[Start of COLLECTED MATERIAL]

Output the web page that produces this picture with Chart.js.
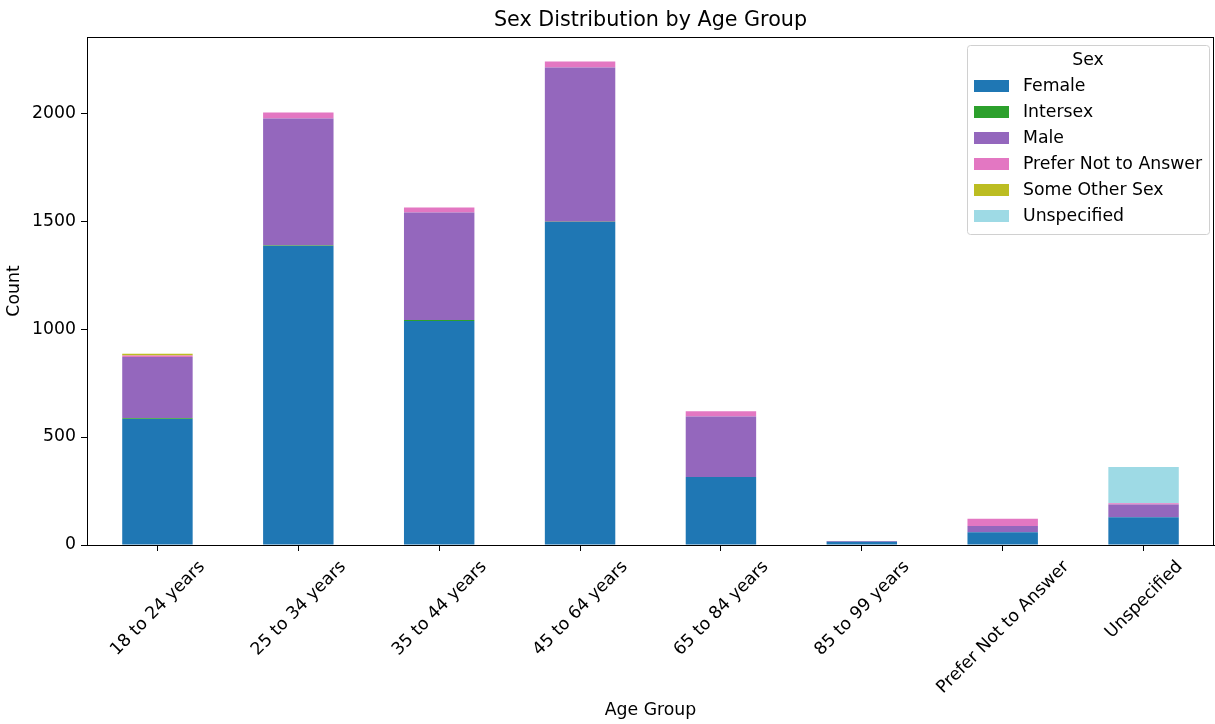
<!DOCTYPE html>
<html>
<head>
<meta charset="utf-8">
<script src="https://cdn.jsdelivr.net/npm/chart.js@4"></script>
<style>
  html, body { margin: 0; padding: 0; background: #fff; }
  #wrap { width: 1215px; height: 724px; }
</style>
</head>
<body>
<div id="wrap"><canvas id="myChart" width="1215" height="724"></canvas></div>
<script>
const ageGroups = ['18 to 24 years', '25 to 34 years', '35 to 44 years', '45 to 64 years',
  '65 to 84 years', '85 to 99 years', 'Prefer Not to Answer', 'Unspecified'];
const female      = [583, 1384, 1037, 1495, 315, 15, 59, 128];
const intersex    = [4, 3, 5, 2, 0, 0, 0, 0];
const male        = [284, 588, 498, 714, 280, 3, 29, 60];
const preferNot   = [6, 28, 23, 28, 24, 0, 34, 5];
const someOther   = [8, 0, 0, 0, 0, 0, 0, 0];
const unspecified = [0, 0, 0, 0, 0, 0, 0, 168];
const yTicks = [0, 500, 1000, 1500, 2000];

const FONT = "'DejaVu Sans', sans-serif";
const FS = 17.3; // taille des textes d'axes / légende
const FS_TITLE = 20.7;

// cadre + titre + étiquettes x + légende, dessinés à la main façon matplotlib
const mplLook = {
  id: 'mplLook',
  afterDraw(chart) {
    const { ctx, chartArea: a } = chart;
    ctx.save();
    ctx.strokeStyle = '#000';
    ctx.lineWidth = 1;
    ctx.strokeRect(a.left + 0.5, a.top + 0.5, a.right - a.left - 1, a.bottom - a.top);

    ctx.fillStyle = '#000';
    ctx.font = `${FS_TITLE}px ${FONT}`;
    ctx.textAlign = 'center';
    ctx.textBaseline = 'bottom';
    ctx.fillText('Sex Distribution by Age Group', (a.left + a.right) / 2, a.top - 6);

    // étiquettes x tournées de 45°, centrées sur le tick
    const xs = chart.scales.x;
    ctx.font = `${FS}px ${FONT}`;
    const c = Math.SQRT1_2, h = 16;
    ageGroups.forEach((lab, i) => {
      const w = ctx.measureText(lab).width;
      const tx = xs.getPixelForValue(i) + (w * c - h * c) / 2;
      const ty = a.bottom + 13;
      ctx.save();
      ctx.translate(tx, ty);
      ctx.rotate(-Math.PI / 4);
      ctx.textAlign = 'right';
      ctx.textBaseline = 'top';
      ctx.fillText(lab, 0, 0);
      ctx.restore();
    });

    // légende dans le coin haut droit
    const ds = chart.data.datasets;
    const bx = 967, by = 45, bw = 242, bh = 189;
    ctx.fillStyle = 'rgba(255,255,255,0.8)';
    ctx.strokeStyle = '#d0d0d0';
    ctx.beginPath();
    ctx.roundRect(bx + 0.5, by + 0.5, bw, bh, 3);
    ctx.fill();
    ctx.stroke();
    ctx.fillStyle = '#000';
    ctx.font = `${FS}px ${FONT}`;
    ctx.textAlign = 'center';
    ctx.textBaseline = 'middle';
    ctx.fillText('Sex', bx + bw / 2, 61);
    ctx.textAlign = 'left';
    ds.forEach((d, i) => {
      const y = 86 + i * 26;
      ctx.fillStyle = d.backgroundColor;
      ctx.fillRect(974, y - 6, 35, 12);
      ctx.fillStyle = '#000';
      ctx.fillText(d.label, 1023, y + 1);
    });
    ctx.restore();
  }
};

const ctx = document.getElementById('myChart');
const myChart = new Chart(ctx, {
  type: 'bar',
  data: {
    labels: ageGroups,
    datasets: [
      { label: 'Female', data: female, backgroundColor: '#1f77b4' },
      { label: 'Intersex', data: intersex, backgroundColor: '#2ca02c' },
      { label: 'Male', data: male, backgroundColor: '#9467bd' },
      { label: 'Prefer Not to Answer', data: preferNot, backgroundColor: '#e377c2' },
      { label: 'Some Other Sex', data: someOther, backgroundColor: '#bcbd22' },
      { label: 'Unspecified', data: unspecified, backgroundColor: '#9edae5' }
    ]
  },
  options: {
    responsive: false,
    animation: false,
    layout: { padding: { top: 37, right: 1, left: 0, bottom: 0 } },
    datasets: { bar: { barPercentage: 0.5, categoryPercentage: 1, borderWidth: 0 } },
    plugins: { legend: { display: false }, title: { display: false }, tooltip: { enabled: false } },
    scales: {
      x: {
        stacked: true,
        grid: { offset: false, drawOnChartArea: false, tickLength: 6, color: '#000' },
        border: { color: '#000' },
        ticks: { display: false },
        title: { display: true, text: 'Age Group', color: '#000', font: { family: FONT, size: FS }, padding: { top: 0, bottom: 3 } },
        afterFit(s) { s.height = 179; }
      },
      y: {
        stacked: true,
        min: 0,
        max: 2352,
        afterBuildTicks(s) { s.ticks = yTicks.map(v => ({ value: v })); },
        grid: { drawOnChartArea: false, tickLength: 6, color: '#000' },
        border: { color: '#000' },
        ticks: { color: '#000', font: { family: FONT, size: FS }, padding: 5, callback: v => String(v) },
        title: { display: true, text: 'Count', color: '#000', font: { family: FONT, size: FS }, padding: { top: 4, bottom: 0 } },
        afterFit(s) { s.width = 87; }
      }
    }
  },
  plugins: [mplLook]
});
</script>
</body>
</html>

[End of COLLECTED MATERIAL]

▶ [WHAT THIS TASK INVOLVES]: Give back exactly the lines from the first line of the data through the line with "ctx.fillText('Sex Distribution by", pictures excluded.

▶ [RESPONSE TO THIS EXERCISE]:
Output the web page that produces this picture with Chart.js.
<!DOCTYPE html>
<html>
<head>
<meta charset="utf-8">
<script src="https://cdn.jsdelivr.net/npm/chart.js@4"></script>
<style>
  html, body { margin: 0; padding: 0; background: #fff; }
  #wrap { width: 1215px; height: 724px; }
</style>
</head>
<body>
<div id="wrap"><canvas id="myChart" width="1215" height="724"></canvas></div>
<script>
const ageGroups = ['18 to 24 years', '25 to 34 years', '35 to 44 years', '45 to 64 years',
  '65 to 84 years', '85 to 99 years', 'Prefer Not to Answer', 'Unspecified'];
const female      = [583, 1384, 1037, 1495, 315, 15, 59, 128];
const intersex    = [4, 3, 5, 2, 0, 0, 0, 0];
const male        = [284, 588, 498, 714, 280, 3, 29, 60];
const preferNot   = [6, 28, 23, 28, 24, 0, 34, 5];
const someOther   = [8, 0, 0, 0, 0, 0, 0, 0];
const unspecified = [0, 0, 0, 0, 0, 0, 0, 168];
const yTicks = [0, 500, 1000, 1500, 2000];

const FONT = "'DejaVu Sans', sans-serif";
const FS = 17.3; // taille des textes d'axes / légende
const FS_TITLE = 20.7;

// cadre + titre + étiquettes x + légende, dessinés à la main façon matplotlib
const mplLook = {
  id: 'mplLook',
  afterDraw(chart) {
    const { ctx, chartArea: a } = chart;
    ctx.save();
    ctx.strokeStyle = '#000';
    ctx.lineWidth = 1;
    ctx.strokeRect(a.left + 0.5, a.top + 0.5, a.right - a.left - 1, a.bottom - a.top);

    ctx.fillStyle = '#000';
    ctx.font = `${FS_TITLE}px ${FONT}`;
    ctx.textAlign = 'center';
    ctx.textBaseline = 'bottom';
    ctx.fillText('Sex Distribution by Age Group', (a.left + a.right) / 2, a.top - 6);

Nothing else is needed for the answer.